◆ Work required: Copy all of the material exactly. Pictures are not to appear in the copy.

+---+

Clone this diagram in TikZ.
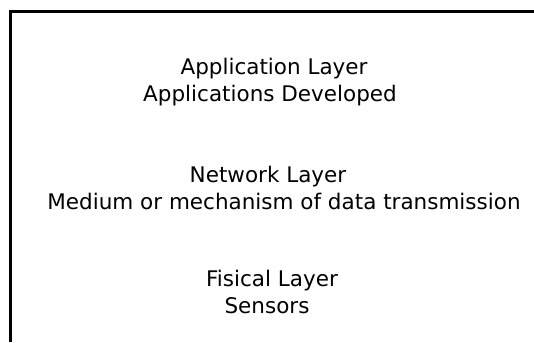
\documentclass[tikz,border=0pt]{standalone}
\usepackage{fontspec}
\setmainfont{DejaVu Sans}

\begin{document}
\begin{tikzpicture}[x=1pt, y=1pt,
    layertext/.style={font=\fontsize{21.5}{25}\selectfont, anchor=base, inner sep=0pt}]
  \useasboundingbox (0,0) rectangle (534,342);

  \draw[line width=3pt] (10.8,0)--(10.8,330)--(534,330);

  \node[layertext] (apptitle) at (274,267) {Application Layer};
  \node[layertext] (appdesc)  at (270,240) {Applications Developed};

  \node[layertext] (nettitle) at (268,159) {Network Layer};
  \node[layertext] (netdesc)  at (284,132) {Medium or mechanism of data transmission};

  \node[layertext] (phytitle) at (272,56) {Fisical Layer};
  \node[layertext] (phydesc)  at (267,29) {Sensors};

\end{tikzpicture}
\end{document}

+---+

◆ Result:
Clone this diagram in TikZ.
\documentclass[tikz,border=0pt]{standalone}
\usepackage{fontspec}
\setmainfont{DejaVu Sans}

\begin{document}
\begin{tikzpicture}[x=1pt, y=1pt,
    layertext/.style={font=\fontsize{21.5}{25}\selectfont, anchor=base, inner sep=0pt}]
  \useasboundingbox (0,0) rectangle (534,342);

  \draw[line width=3pt] (10.8,0)--(10.8,330)--(534,330);

  \node[layertext] (apptitle) at (274,267) {Application Layer};
  \node[layertext] (appdesc)  at (270,240) {Applications Developed};

  \node[layertext] (nettitle) at (268,159) {Network Layer};
  \node[layertext] (netdesc)  at (284,132) {Medium or mechanism of data transmission};

  \node[layertext] (phytitle) at (272,56) {Fisical Layer};
  \node[layertext] (phydesc)  at (267,29) {Sensors};

\end{tikzpicture}
\end{document}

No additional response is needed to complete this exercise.